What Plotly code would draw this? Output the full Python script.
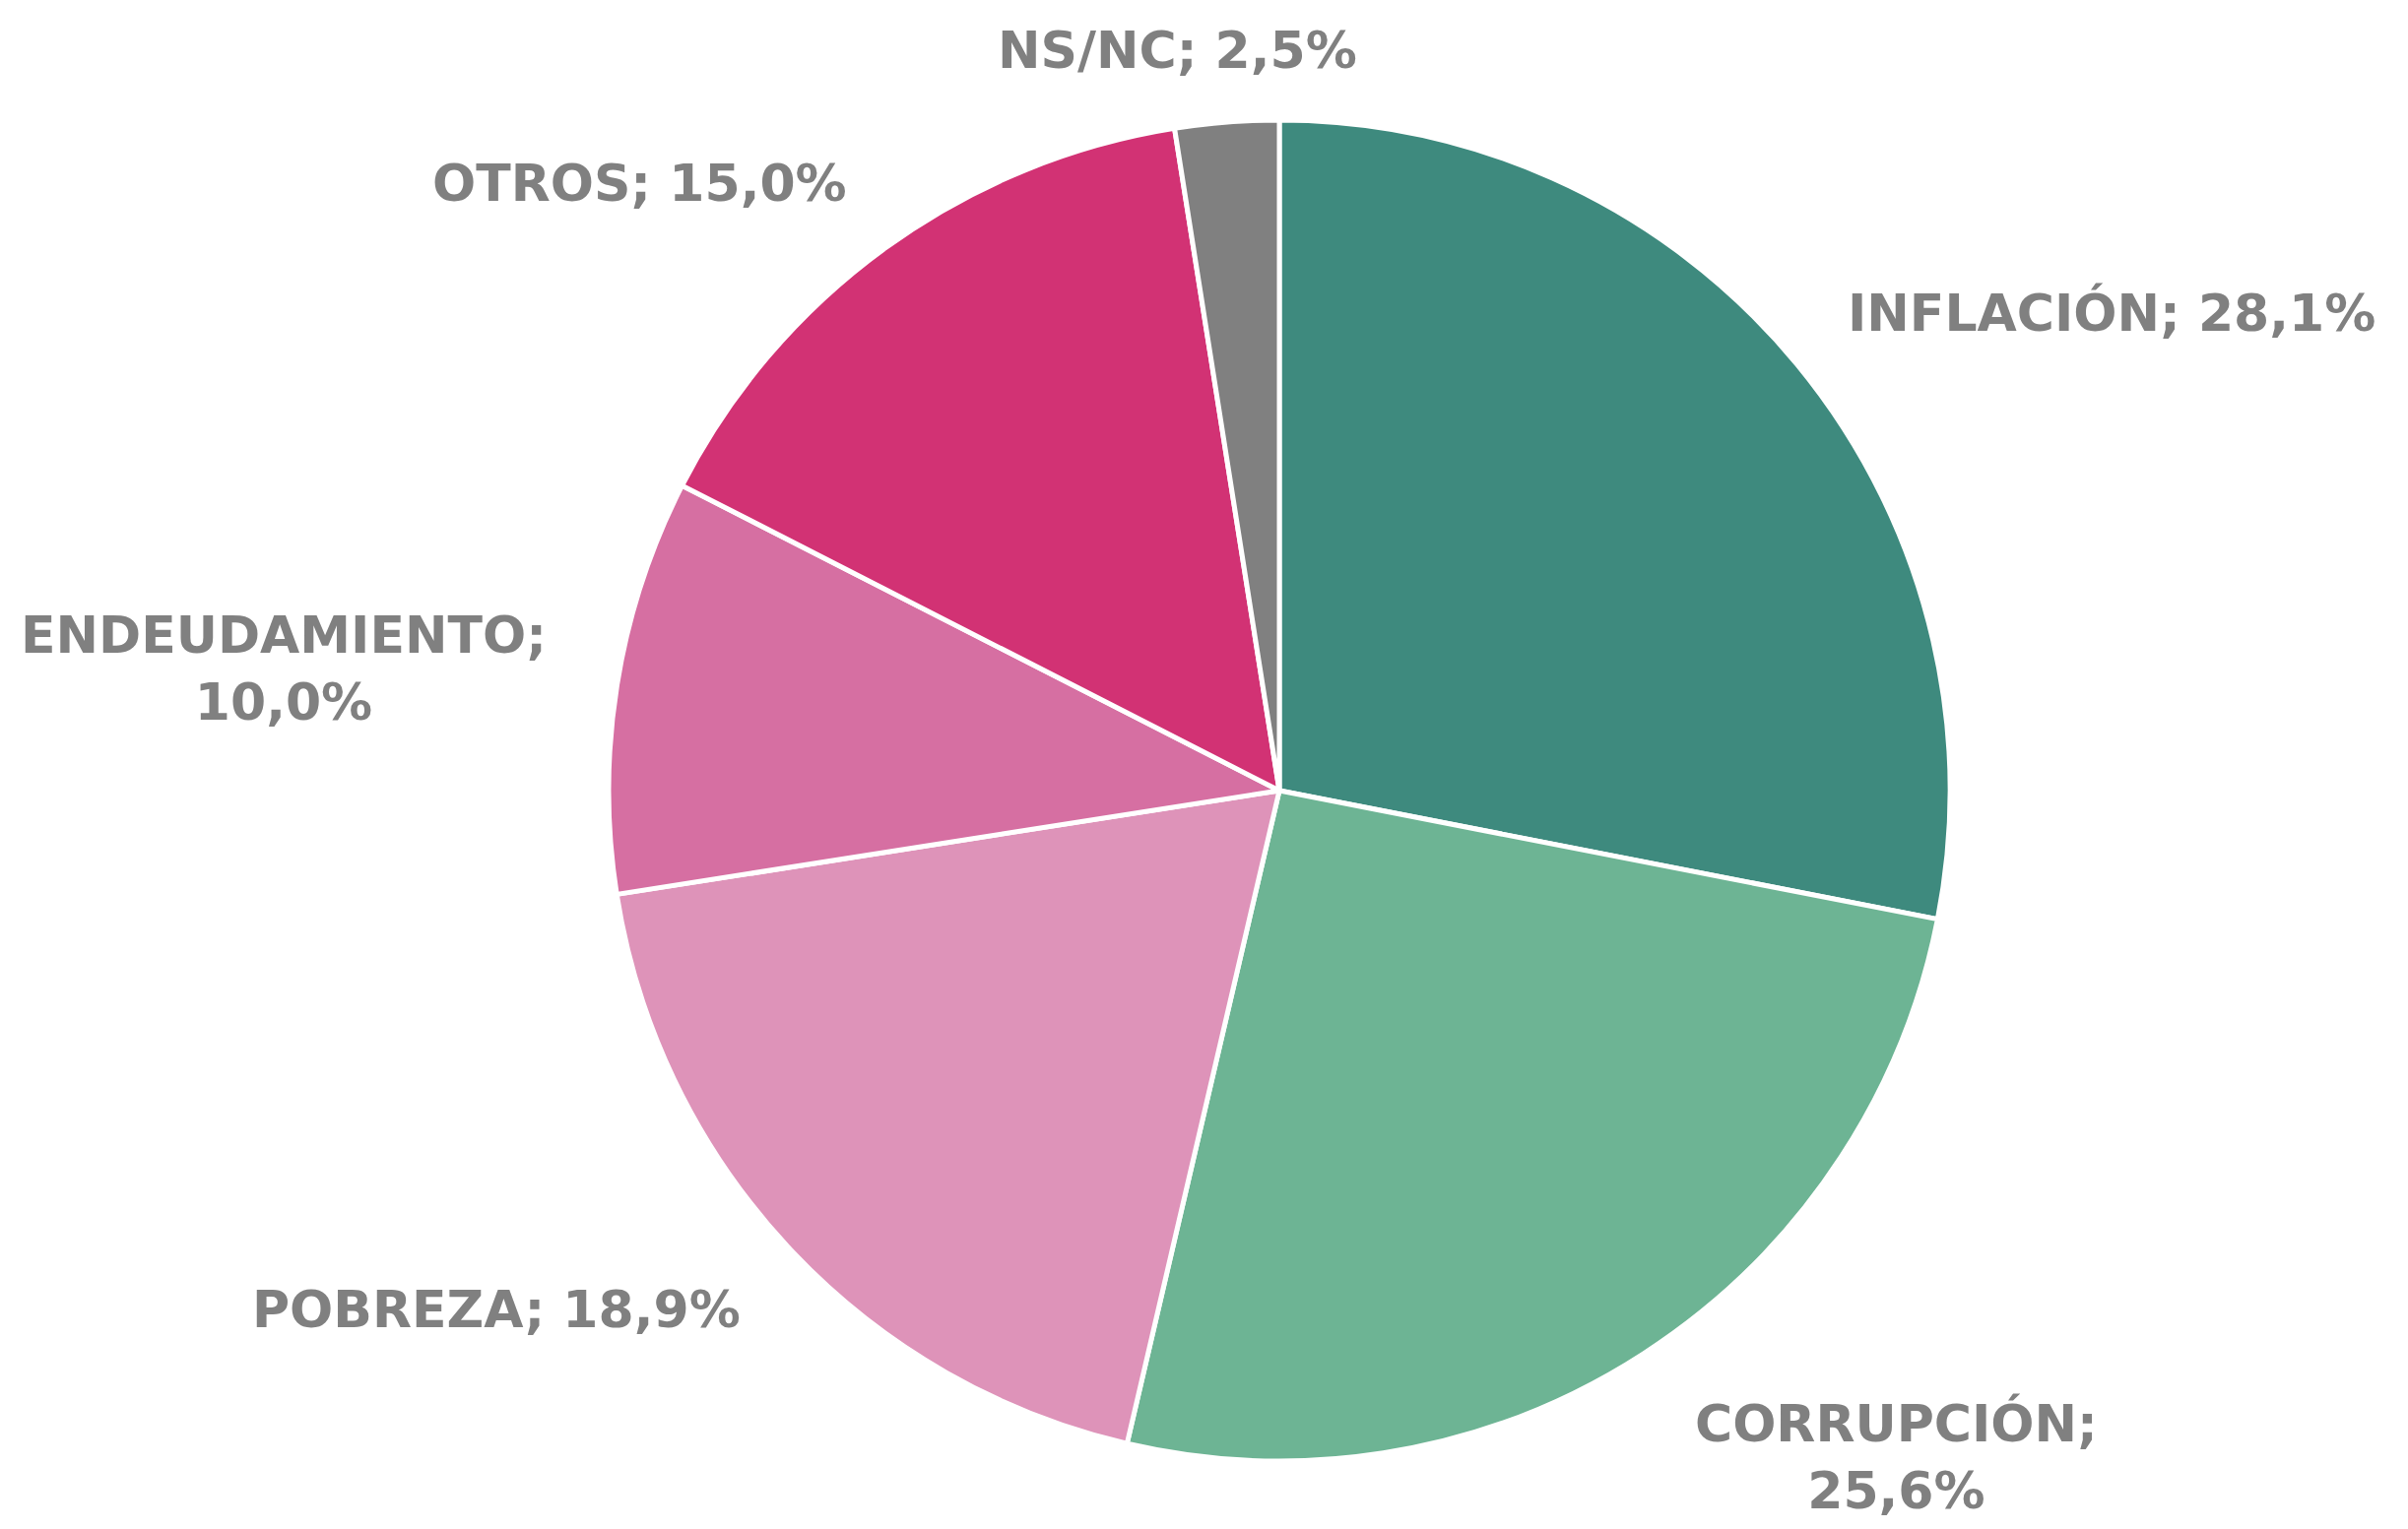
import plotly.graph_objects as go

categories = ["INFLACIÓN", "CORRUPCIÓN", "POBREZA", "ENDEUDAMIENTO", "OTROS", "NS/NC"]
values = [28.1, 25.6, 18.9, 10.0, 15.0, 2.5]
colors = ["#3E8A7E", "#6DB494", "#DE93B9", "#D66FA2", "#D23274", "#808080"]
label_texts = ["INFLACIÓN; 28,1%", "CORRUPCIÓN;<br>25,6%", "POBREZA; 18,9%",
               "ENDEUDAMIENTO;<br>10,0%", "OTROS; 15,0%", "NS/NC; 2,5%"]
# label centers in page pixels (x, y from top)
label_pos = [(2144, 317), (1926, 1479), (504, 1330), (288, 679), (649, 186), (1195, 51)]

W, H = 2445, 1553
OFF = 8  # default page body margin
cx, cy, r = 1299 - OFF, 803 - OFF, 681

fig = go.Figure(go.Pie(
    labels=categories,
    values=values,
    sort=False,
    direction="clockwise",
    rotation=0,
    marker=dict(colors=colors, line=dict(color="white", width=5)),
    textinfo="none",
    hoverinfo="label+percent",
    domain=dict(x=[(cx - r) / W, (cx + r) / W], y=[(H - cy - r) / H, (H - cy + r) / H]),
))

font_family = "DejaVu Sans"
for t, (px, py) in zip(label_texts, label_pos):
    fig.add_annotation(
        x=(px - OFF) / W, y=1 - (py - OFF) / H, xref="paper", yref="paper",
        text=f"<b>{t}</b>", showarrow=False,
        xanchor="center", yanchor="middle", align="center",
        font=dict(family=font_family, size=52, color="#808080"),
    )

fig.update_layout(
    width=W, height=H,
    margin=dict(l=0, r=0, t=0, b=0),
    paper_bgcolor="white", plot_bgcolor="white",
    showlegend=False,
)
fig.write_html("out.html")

▬▬▬▬▬▬▬▬▬▬

▶ _The exercise_
Copy every line of the data exactly as written, excluding the pictures.

▶ _Worked solution_
What Plotly code would draw this? Output the full Python script.
import plotly.graph_objects as go

categories = ["INFLACIÓN", "CORRUPCIÓN", "POBREZA", "ENDEUDAMIENTO", "OTROS", "NS/NC"]
values = [28.1, 25.6, 18.9, 10.0, 15.0, 2.5]
colors = ["#3E8A7E", "#6DB494", "#DE93B9", "#D66FA2", "#D23274", "#808080"]
label_texts = ["INFLACIÓN; 28,1%", "CORRUPCIÓN;<br>25,6%", "POBREZA; 18,9%",
               "ENDEUDAMIENTO;<br>10,0%", "OTROS; 15,0%", "NS/NC; 2,5%"]
# label centers in page pixels (x, y from top)
label_pos = [(2144, 317), (1926, 1479), (504, 1330), (288, 679), (649, 186), (1195, 51)]

W, H = 2445, 1553
OFF = 8  # default page body margin
cx, cy, r = 1299 - OFF, 803 - OFF, 681

fig = go.Figure(go.Pie(
    labels=categories,
    values=values,
    sort=False,
    direction="clockwise",
    rotation=0,
    marker=dict(colors=colors, line=dict(color="white", width=5)),
    textinfo="none",
    hoverinfo="label+percent",
    domain=dict(x=[(cx - r) / W, (cx + r) / W], y=[(H - cy - r) / H, (H - cy + r) / H]),
))

font_family = "DejaVu Sans"
for t, (px, py) in zip(label_texts, label_pos):
    fig.add_annotation(
        x=(px - OFF) / W, y=1 - (py - OFF) / H, xref="paper", yref="paper",
        text=f"<b>{t}</b>", showarrow=False,
        xanchor="center", yanchor="middle", align="center",
        font=dict(family=font_family, size=52, color="#808080"),
    )

fig.update_layout(
    width=W, height=H,
    margin=dict(l=0, r=0, t=0, b=0),
    paper_bgcolor="white", plot_bgcolor="white",
    showlegend=False,
)
fig.write_html("out.html")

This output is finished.